Showing posts with label Banks. Show all posts
Showing posts with label Banks. Show all posts

Wednesday, 25 March 2009

Mervyn King - finally someone in power talking sense!

Mervyn King, Governor of the Bank of England, is not one renowned for interfering in government policy and yet he has publicly criticised the Prime Ministers desire for further economic stimulus.

In short, Mr. King is saying that UK Plc simply cannot afford any more debt. With the total liability of the taxpayer now more than £2 trillion, when you include our liability for part nationalised banks and current economic stimulus packages, it is clear the Bank of England believe that any further government financial stimulus that requires us to borrow more as a nation will essentially mean we go bust.

And the reaction of government? Well that is difficult to tell. Gordon Brown says there is no disagreement between his Government and the Bank of England, Harriet Harman refused to answer any question put to her on the subject when she stood in for Mr.
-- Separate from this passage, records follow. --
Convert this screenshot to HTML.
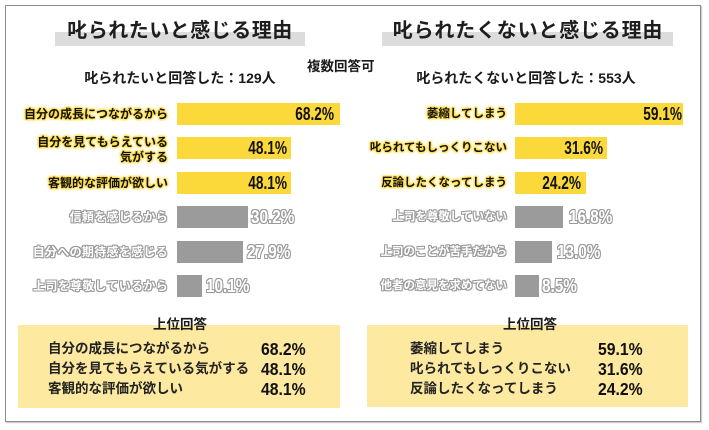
<!DOCTYPE html>
<html><head><meta charset="utf-8">
<style>
*{margin:0;padding:0;box-sizing:border-box}
body{width:709px;height:430px;background:#fff;position:relative;overflow:hidden;font-family:"Liberation Sans","Noto Sans CJK JP",sans-serif;color:#1a1a1a}
.a{position:absolute;white-space:nowrap}
.frame{left:5px;top:5px;width:696px;height:417px;border:1px solid #8c8c8c;box-shadow:1px 1px 1px #c4c4c4}
.tbar{background:#dcdcdc;height:14px;top:32px}
.title{font-size:20px;font-weight:700;line-height:20px;top:21px;text-align:center;color:#1e1e1e}
.sub{font-size:14px;font-weight:700;line-height:16px;top:70px;text-align:center}
.lbl{font-size:12px;font-weight:700;line-height:14px;text-align:right;color:#111;
 text-shadow:0 0 2px #fcd93a,0 0 2px #fcd93a,0 0 2px #fcd93a,0 0 3px #fcd93a,0 0 3px #fcd93a}
.glbl{font-size:12px;font-weight:700;line-height:14px;text-align:right;color:#fff;
 text-shadow:1px 0 0 #9a9a9a,-1px 0 0 #9a9a9a,0 1px 0 #9a9a9a,0 -1px 0 #9a9a9a,1px 1px 0 #9a9a9a,-1px -1px 0 #9a9a9a,1px -1px 0 #9a9a9a,-1px 1px 0 #9a9a9a}
.bar{height:22px;background:#fcd93a}
.gbar{height:22px;background:#9b9b9b}
.val{font-size:18px;font-weight:700;line-height:22px;text-align:right;color:#111}
.val span{display:inline-block;transform:scaleX(.76);transform-origin:right center}
.gval{font-size:18px;font-weight:700;line-height:22px;text-align:left;color:#fff;
 text-shadow:1px 0 0 #9a9a9a,-1px 0 0 #9a9a9a,0 1px 0 #9a9a9a,0 -1px 0 #9a9a9a,1px 1px 0 #9a9a9a,-1px -1px 0 #9a9a9a,1px -1px 0 #9a9a9a,-1px 1px 0 #9a9a9a}
.gval span{display:inline-block;transform:scaleX(.85);transform-origin:left center}
.box{background:#fde9a0;top:325px;height:83px}
.bh{font-size:13.5px;font-weight:700;line-height:14px;top:318px;text-align:center}
.row{font-size:13.5px;font-weight:700;line-height:20px;color:#222}
.bv{font-size:17.5px;font-weight:700;line-height:20px;text-align:right;color:#111}
.bv span{display:inline-block;transform:scaleX(.9);transform-origin:right center}
</style></head><body>
<div class="a frame"></div>

<!-- Titles -->
<div class="a tbar" style="left:55px;width:250px"></div>
<div class="a title" style="left:40px;width:280px;letter-spacing:0.5px">叱られたいと感じる理由</div>
<div class="a tbar" style="left:382px;width:291px"></div>
<div class="a title" style="left:378px;width:300px;letter-spacing:0.8px">叱られたくないと感じる理由</div>

<div class="a" style="left:307px;top:60px;font-size:13.5px;font-weight:700;line-height:14px">複数回答可</div>
<div class="a sub" style="left:60px;width:240px">叱られたいと回答した：129人</div>
<div class="a sub" style="left:406px;width:240px">叱られたくないと回答した：553人</div>

<!-- Left bars -->
<div class="a bar" style="left:177px;top:103px;width:163px"></div>
<div class="a bar" style="left:177px;top:137px;width:114px"></div>
<div class="a bar" style="left:177px;top:172px;width:114px"></div>
<div class="a gbar" style="left:177px;top:206px;width:71px"></div>
<div class="a gbar" style="left:177px;top:241px;width:66px"></div>
<div class="a gbar" style="left:177px;top:275px;width:25px"></div>

<div class="a lbl" style="left:0;width:168px;top:107px">自分の成長につながるから</div>
<div class="a lbl" style="left:0;width:168px;top:135px;line-height:15px">自分を見てもらえている<br>気がする</div>
<div class="a lbl" style="left:0;width:168px;top:176px">客観的な評価が欲しい</div>
<div class="a glbl" style="left:0;width:168px;top:210px;letter-spacing:0.3px">信頼を感じるから</div>
<div class="a glbl" style="left:0;width:168px;top:245px;letter-spacing:0.3px">自分への期待感を感じる</div>
<div class="a glbl" style="left:0;width:168px;top:279px;letter-spacing:0.3px">上司を尊敬しているから</div>

<div class="a val" style="left:240px;width:94px;top:103px"><span>68.2%</span></div>
<div class="a val" style="left:190px;width:97px;top:137px"><span>48.1%</span></div>
<div class="a val" style="left:190px;width:97px;top:172px"><span>48.1%</span></div>
<div class="a gval" style="left:251px;top:206px"><span>30.2%</span></div>
<div class="a gval" style="left:247px;top:241px"><span>27.9%</span></div>
<div class="a gval" style="left:206px;top:275px"><span>10.1%</span></div>

<!-- Right bars -->
<div class="a bar" style="left:515px;top:103px;width:168px"></div>
<div class="a bar" style="left:515px;top:137px;width:92px"></div>
<div class="a bar" style="left:515px;top:172px;width:71px"></div>
<div class="a gbar" style="left:515px;top:206px;width:48px"></div>
<div class="a gbar" style="left:515px;top:241px;width:37px"></div>
<div class="a gbar" style="left:515px;top:275px;width:24px"></div>

<div class="a lbl" style="left:350px;width:157px;top:107px;font-size:11.5px">萎縮してしまう</div>
<div class="a lbl" style="left:350px;width:157px;top:141px;font-size:11.5px">叱られてもしっくりこない</div>
<div class="a lbl" style="left:350px;width:157px;top:176px;font-size:11.5px">反論したくなってしまう</div>
<div class="a glbl" style="left:350px;width:157px;top:210px;font-size:11.5px">上司を尊敬していない</div>
<div class="a glbl" style="left:350px;width:157px;top:245px;font-size:11.5px">上司のことが苦手だから</div>
<div class="a glbl" style="left:350px;width:157px;top:279px;font-size:11.5px">他者の意見を求めてない</div>

<div class="a val" style="left:580px;width:102px;top:103px"><span>59.1%</span></div>
<div class="a val" style="left:520px;width:83px;top:137px"><span>31.6%</span></div>
<div class="a val" style="left:520px;width:61px;top:172px"><span>24.2%</span></div>
<div class="a gval" style="left:569px;top:206px"><span>16.8%</span></div>
<div class="a gval" style="left:557px;top:241px"><span>13.0%</span></div>
<div class="a gval" style="left:542px;top:275px"><span>8.5%</span></div>

<!-- Bottom boxes -->
<div class="a box" style="left:18px;width:322px"></div>
<div class="a bh" style="left:130px;width:100px">上位回答</div>
<div class="a row" style="left:48px;top:339px">自分の成長につながるから</div>
<div class="a row" style="left:48px;top:359px">自分を見てもらえている気がする</div>
<div class="a row" style="left:48px;top:379px">客観的な評価が欲しい</div>
<div class="a bv" style="left:220px;width:86px;top:339px"><span>68.2%</span></div>
<div class="a bv" style="left:220px;width:86px;top:359px"><span>48.1%</span></div>
<div class="a bv" style="left:220px;width:86px;top:379px"><span>48.1%</span></div>

<div class="a box" style="left:367px;width:321px;height:82px"></div>
<div class="a bh" style="left:480px;width:100px">上位回答</div>
<div class="a row" style="left:410px;top:339px">萎縮してしまう</div>
<div class="a row" style="left:410px;top:359px">叱られてもしっくりこない</div>
<div class="a row" style="left:410px;top:379px">反論したくなってしまう</div>
<div class="a bv" style="left:560px;width:83px;top:339px"><span>59.1%</span></div>
<div class="a bv" style="left:560px;width:83px;top:359px"><span>31.6%</span></div>
<div class="a bv" style="left:560px;width:83px;top:379px"><span>24.2%</span></div>
</body></html>
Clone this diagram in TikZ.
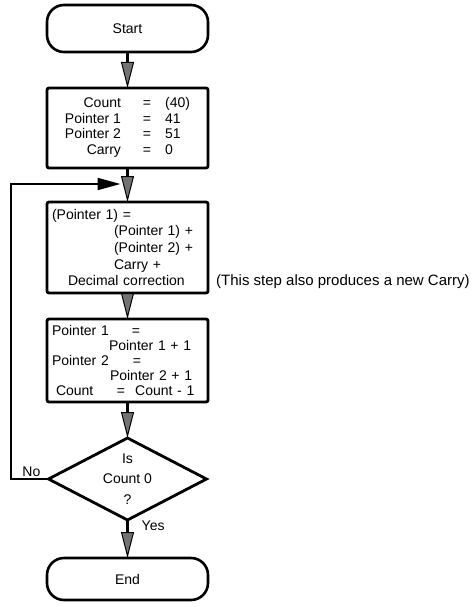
\documentclass[tikz,border=0pt]{standalone}
\usepackage{fontspec}
\setmainfont{Liberation Sans}
\usepackage{tikz}
\usetikzlibrary{arrows.meta,positioning,shapes.geometric}

\begin{document}
\begin{tikzpicture}[
  font=\fontsize{14}{15.5}\selectfont,
  term/.style={draw, line width=2.6pt, rounded corners=17pt, align=center, minimum width=161pt, outer sep=0pt},
  box/.style={draw, line width=2.8pt, rounded corners=2pt, minimum width=161pt, inner xsep=5pt, outer sep=0pt},
  test/.style={draw, diamond, line width=2.8pt, align=center, aspect=1.93, inner sep=0pt, minimum width=158pt, minimum height=82pt, outer sep=0pt, font=\fontsize{14}{20.5}\selectfont},
  arrow/.style={line width=2.4pt, -{Triangle[length=26pt, width=13pt, line width=1pt, fill=black!55]}},
  back/.style={line width=2pt, -{Triangle[length=23pt, width=12pt]}},
  lbl/.style={inner sep=1pt}
]
\useasboundingbox (0,0) rectangle (473pt,-607pt);

\node[term, minimum height=47pt] (start) at (127.5pt,-28.5pt) {Start};
\node[box, minimum height=80pt, below=36pt of start] (init) {%
  \begin{tabular}{@{}r@{\hspace{22pt}}c@{\hspace{14pt}}l@{}}
  Count & = & (40)\\
  Pointer 1 & = & 41\\
  Pointer 2 & = & 51\\
  Carry & = & 0
  \end{tabular}};
\node[box, minimum height=91pt, text width=151pt, align=left, below=34pt of init,
      font=\fontsize{14}{16.7}\selectfont] (add) {%
  (Pointer 1) =\\
  \hspace*{62pt}(Pointer 1) +\\
  \hspace*{62pt}(Pointer 2) +\\
  \hspace*{62pt}Carry +\\
  \hspace*{16pt}Decimal correction};
\node[box, minimum height=83pt, text width=151pt, align=left, below=26pt of add,
      font=\fontsize{14}{14.8}\selectfont] (incr) {%
  \makebox[80pt][l]{Pointer 1}=\\
  \hspace*{57pt}Pointer 1 + 1\\
  \makebox[81pt][l]{Pointer 2}=\\
  \hspace*{58pt}Pointer 2 + 1\\
  \hspace*{4pt}\makebox[61pt][l]{Count}=\hspace{10pt}Count - 1};
\node[test, below=36pt of incr] (zero) {Is\\Count 0\\?};
\node[term, minimum height=42pt, below=38pt of zero] (stop) {End};

% side note and branch labels
\node[lbl, anchor=base west, font=\fontsize{15}{16}\selectfont] (note) at ([xshift=7pt, yshift=8pt]add.south east)
  {(This step also produces a new Carry)};
\node[lbl, anchor=south east] (no) at ([xshift=-7pt, yshift=1pt]zero.west) {No};
\node[lbl, anchor=west] (yes) at ([xshift=13pt, yshift=-6pt]zero.south) {Yes};

\coordinate (merge) at ([xshift=-7pt, yshift=-16pt]init.south);

\draw[arrow] (start) -- (init);
\draw[arrow] (init) -- (add);
\draw[arrow] (add) -- (incr);
\draw[arrow] (incr) -- (zero);
\draw[arrow] (zero) -- (stop);
\draw[back] (zero.west) -- ++(-38pt,0) |- (merge);
\end{tikzpicture}
\end{document}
Brown at Prime Minister's Questions today and the media report that the Chancellor is in general agreement with Mr. King.
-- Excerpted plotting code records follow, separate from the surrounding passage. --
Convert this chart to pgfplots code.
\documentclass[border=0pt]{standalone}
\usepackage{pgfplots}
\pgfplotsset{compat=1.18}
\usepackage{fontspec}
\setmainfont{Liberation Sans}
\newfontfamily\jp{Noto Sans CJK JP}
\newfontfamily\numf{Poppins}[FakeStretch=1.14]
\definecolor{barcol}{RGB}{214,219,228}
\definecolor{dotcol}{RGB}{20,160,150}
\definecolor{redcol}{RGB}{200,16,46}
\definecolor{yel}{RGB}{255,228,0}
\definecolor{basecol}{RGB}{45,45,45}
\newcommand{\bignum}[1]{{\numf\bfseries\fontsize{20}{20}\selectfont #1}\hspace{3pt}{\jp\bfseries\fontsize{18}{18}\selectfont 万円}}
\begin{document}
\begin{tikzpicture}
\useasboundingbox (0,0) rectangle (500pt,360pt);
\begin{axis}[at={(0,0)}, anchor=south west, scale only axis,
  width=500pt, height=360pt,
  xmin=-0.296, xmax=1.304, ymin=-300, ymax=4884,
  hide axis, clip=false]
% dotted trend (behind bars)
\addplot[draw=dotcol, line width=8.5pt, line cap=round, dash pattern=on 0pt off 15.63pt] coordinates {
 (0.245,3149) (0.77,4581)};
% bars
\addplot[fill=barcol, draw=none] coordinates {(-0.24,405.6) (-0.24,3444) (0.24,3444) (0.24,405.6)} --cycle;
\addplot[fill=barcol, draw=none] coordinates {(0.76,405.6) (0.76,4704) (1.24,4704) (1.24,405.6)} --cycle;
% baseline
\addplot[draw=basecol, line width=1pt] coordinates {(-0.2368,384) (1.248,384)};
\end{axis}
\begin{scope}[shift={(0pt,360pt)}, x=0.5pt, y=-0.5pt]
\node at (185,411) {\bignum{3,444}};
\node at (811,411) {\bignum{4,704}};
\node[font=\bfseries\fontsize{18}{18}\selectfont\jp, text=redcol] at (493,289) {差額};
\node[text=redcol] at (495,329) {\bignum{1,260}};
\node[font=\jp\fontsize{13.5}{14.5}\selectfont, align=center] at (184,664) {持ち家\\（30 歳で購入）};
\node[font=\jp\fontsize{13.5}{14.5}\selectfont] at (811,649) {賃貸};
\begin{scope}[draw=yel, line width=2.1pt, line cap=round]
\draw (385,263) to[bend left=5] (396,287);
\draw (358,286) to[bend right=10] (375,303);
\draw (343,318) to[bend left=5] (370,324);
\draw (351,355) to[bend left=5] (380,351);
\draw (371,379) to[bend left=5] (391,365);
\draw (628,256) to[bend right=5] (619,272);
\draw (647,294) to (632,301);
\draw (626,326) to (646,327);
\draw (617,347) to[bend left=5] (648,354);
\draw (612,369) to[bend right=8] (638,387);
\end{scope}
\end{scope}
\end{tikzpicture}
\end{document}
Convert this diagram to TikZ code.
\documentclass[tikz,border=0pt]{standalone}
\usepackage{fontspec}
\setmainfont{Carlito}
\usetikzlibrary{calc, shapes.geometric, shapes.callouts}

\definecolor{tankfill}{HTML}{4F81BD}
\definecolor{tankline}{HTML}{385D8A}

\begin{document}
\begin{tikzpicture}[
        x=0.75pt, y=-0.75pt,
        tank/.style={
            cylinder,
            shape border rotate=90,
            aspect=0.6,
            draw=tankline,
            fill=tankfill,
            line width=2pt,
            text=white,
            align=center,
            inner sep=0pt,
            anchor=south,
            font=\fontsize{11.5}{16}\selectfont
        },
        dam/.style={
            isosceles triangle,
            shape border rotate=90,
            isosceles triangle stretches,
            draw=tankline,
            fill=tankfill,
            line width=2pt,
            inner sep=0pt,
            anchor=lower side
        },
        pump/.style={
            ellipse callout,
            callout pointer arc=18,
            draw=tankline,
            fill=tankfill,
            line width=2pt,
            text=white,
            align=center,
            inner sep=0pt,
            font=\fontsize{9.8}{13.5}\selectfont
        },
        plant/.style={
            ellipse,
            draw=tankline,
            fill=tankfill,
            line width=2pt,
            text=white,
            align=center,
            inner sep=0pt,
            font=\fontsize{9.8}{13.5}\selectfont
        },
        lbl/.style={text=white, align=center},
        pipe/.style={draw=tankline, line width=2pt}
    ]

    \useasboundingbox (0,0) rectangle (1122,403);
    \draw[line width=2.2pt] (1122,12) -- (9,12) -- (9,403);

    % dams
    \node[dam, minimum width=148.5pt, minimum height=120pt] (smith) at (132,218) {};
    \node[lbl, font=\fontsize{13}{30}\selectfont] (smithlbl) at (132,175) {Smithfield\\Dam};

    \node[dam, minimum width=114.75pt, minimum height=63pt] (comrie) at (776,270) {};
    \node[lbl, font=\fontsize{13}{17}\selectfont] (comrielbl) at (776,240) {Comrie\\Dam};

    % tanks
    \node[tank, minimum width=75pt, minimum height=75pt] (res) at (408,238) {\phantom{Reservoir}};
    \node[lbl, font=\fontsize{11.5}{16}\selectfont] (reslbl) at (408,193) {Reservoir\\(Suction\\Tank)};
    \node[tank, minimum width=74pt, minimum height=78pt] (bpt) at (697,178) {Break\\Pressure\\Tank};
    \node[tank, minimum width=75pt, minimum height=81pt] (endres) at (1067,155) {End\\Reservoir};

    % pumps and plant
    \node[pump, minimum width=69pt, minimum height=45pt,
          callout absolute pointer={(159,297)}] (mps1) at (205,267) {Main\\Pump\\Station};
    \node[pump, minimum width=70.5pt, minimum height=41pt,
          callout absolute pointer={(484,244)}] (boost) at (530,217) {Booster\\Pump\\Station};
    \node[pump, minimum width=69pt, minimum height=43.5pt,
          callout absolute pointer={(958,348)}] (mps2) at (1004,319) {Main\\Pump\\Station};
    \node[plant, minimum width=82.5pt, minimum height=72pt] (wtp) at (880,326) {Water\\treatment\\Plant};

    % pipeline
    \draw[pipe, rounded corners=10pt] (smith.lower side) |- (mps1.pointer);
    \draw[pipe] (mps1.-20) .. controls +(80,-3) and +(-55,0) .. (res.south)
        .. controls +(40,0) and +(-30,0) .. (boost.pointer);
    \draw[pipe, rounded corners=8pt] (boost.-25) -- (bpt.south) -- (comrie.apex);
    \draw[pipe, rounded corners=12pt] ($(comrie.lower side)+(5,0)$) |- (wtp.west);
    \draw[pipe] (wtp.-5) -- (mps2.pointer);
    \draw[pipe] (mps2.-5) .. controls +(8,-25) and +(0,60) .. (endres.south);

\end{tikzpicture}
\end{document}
That the Prime Minister still believes further economic stimulus is affordable shows just how deeply entrenched within him the feeling of denial has become. If British families have to live within their means so must the British government. What's good for the goose is good for the gander. So it's time to face up to the consequences of our actions as a nation and to admit we are on the brink of bankruptcy as a nation and must stop trying to spend our way out of trouble and get real for the sake of future generations.

Thursday, 5 February 2009

Interest Rates At 1% Won't Make A Blind Bit Of Difference!
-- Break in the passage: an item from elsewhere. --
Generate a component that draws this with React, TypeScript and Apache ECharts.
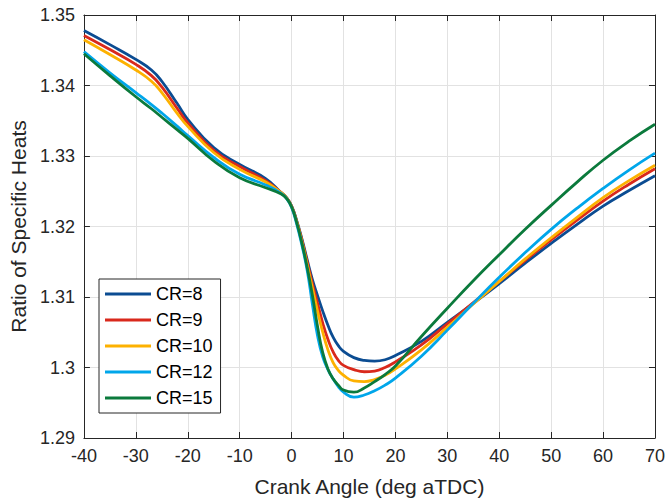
import React, { useEffect, useRef } from "react";
import * as echarts from "echarts";

const crankAngles = [-40, -35, -30, -27, -25, -22, -20, -15, -10, -5, -2, -1, 0, 1, 2, 3, 4, 5, 6, 7, 8, 9, 10, 12, 14, 16, 18, 20, 25, 30, 35, 40, 45, 50, 55, 60, 65, 70];

const cr8 = [1.3478, 1.3458, 1.3437, 1.3422, 1.3406, 1.3374, 1.3352, 1.3312, 1.3288, 1.3268, 1.3248, 1.3241, 1.3229, 1.3208, 1.3182, 1.3153, 1.3125, 1.3102, 1.3080, 1.3060, 1.3043, 1.3031, 1.3023, 1.3014, 1.3010, 1.3009, 1.3011, 1.3017, 1.3037, 1.3064, 1.3091, 1.3119, 1.3148, 1.3176, 1.3203, 1.3229, 1.3251, 1.3272];
const cr9 = [1.3471, 1.3451, 1.3430, 1.3414, 1.3398, 1.3367, 1.3347, 1.3308, 1.3285, 1.3265, 1.3248, 1.3241, 1.3229, 1.3207, 1.3180, 1.3150, 1.3119, 1.3091, 1.3063, 1.3040, 1.3022, 1.3010, 1.3003, 1.2997, 1.2994, 1.2995, 1.3000, 1.3008, 1.3032, 1.3062, 1.3092, 1.3122, 1.3152, 1.3181, 1.3209, 1.3236, 1.3260, 1.3282];
const cr10 = [1.3465, 1.3444, 1.3422, 1.3406, 1.3390, 1.3360, 1.3342, 1.3305, 1.3281, 1.3263, 1.3248, 1.3241, 1.3228, 1.3206, 1.3178, 1.3146, 1.3113, 1.3080, 1.3050, 1.3025, 1.3007, 1.2996, 1.2989, 1.2981, 1.2980, 1.2983, 1.2989, 1.2998, 1.3025, 1.3057, 1.3090, 1.3122, 1.3154, 1.3184, 1.3213, 1.3241, 1.3265, 1.3287];
const cr12 = [1.3448, 1.3418, 1.3390, 1.3373, 1.3361, 1.3342, 1.3329, 1.3298, 1.3274, 1.3259, 1.3247, 1.3240, 1.3227, 1.3203, 1.3173, 1.3138, 1.3090, 1.3045, 1.3015, 1.2997, 1.2984, 1.2973, 1.2965, 1.2958, 1.2961, 1.2967, 1.2975, 1.2985, 1.3016, 1.3053, 1.3091, 1.3128, 1.3163, 1.3196, 1.3226, 1.3254, 1.3280, 1.3304];
const cr15 = [1.3445, 1.3414, 1.3384, 1.3367, 1.3355, 1.3337, 1.3325, 1.3293, 1.3269, 1.3255, 1.3246, 1.3240, 1.3228, 1.3205, 1.3176, 1.3142, 1.3103, 1.3058, 1.3021, 1.2998, 1.2984, 1.2975, 1.2968, 1.2965, 1.2971, 1.2980, 1.2990, 1.3002, 1.3044, 1.3084, 1.3123, 1.3160, 1.3196, 1.3230, 1.3263, 1.3294, 1.3321, 1.3345];

const seriesNames = ["CR=8", "CR=9", "CR=10", "CR=12", "CR=15"];
const seriesValues = [cr8, cr9, cr10, cr12, cr15];
const seriesColors = ["#0b4c92", "#d9291c", "#fdb100", "#00a6ea", "#0b7a3c"];

const FONT = "Liberation Sans, Arial, Helvetica, sans-serif";
const TXT = "#262626";

export default function App() {
  const ref = useRef<HTMLDivElement>(null);
  useEffect(() => {
    document.body.style.margin = "0";
    const chart = echarts.init(ref.current!, null, { renderer: "svg" });
    const axisLine = { show: true, onZero: false, lineStyle: { color: TXT, width: 1 } };
    const tick = { show: true, inside: true, length: 6, lineStyle: { color: TXT, width: 1 } };
    const grid = { show: true, lineStyle: { color: "#e2e2e2", width: 1 } };
    chart.setOption({
      animation: false,
      backgroundColor: "#ffffff",
      textStyle: { fontFamily: FONT },
      grid: { left: 81, right: 11, top: 15, bottom: 62.5, containLabel: false },
      legend: {
        orient: "vertical",
        left: 99,
        top: 279,
        padding: [6, 8, 6, 6],
        itemGap: 8,
        itemWidth: 46,
        itemHeight: 3,
        icon: "rect",
        borderColor: TXT,
        borderWidth: 1,
        backgroundColor: "#ffffff",
        textStyle: { fontSize: 18, color: "#000", fontFamily: FONT, lineHeight: 18 },
        data: seriesNames,
      },
      xAxis: [
        {
          type: "value",
          min: -40,
          max: 70,
          interval: 10,
          name: "Crank Angle (deg aTDC)",
          nameLocation: "middle",
          nameGap: 38,
          nameTextStyle: { fontSize: 21, color: TXT, fontFamily: FONT },
          axisLine,
          axisTick: tick,
          axisLabel: { fontSize: 18, color: TXT, margin: 9, fontFamily: FONT },
          splitLine: grid,
        },
        {
          type: "value",
          position: "top",
          min: -40,
          max: 70,
          interval: 10,
          axisLine,
          axisTick: tick,
          axisLabel: { show: false },
          splitLine: { show: false },
        },
      ],
      yAxis: [
        {
          type: "value",
          min: 1.29,
          max: 1.35,
          interval: 0.01,
          name: "Ratio of Specific Heats",
          nameLocation: "middle",
          nameGap: 49,
          nameTextStyle: { fontSize: 21, color: TXT, fontFamily: FONT },
          axisLine,
          axisTick: tick,
          axisLabel: {
            fontSize: 18,
            color: TXT,
            margin: 9,
            fontFamily: FONT,
            formatter: (v: number) => String(parseFloat(v.toFixed(2))),
          },
          splitLine: grid,
        },
        {
          type: "value",
          position: "right",
          min: 1.29,
          max: 1.35,
          interval: 0.01,
          axisLine,
          axisTick: tick,
          axisLabel: { show: false },
          splitLine: { show: false },
        },
      ],
      series: seriesNames.map((name, i) => ({
        name,
        type: "line",
        xAxisIndex: 0,
        yAxisIndex: 0,
        data: crankAngles.map((x, j) => [x, seriesValues[i][j]]),
        smooth: 0.5,
        showSymbol: false,
        symbol: "none",
        color: seriesColors[i],
        lineStyle: { color: seriesColors[i], width: 2.8 },
        itemStyle: { color: seriesColors[i] },
      })),
    });
    return () => chart.dispose();
  }, []);
  return (
    <div
      ref={ref}
      style={{ position: "absolute", left: 0, top: 0, width: 668, height: 502 }}
    />
  );
}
The Bank of England cut their headline interest rate by 0.5% today to 1%. In times gone by, when our economy was managed by cuts in interest rates that were designed to manage the inflationary trend of our economy, this sort of intervention would undoubtedly have done the trick and an almost immediate benefit to our economy would have resulted.



The problem we have today is not that interest rates are in any way the problem. Quite the contrary, and today's cut will only serve to penalise the millions of prudent savers with money deposited in banks and building societies - many of whom rely on interest payments to make ends meet.


Across the UK the problem faced by our economy is not the cost of borrowing - it is the reluctance of banks to lend!


Despite the taxpayer owning many of our banks it appears our government are unable to get them to relax lending criteria so that businesses can borrow to invest in our future.


Why? Simply because it is government policy that tells banks to pay us back as quick as they can and to reduce their exposure to bad debt as they do so.


So what are banks actually doing instead of lending to viable businesses? They are foreclosing on businesses in trouble and in homeowners struggling to keep up payments in compliance with government instructions.


In conclusion, today's interest rates cut will damage those who have done the right thing by saving and do very little to help those who need to borrow, because none of our lending institutions will take any risk. So despite hundreds of millions of pounds spent on bailing out our banks cuts in interest rates are simply not doing anything to help our economy recover.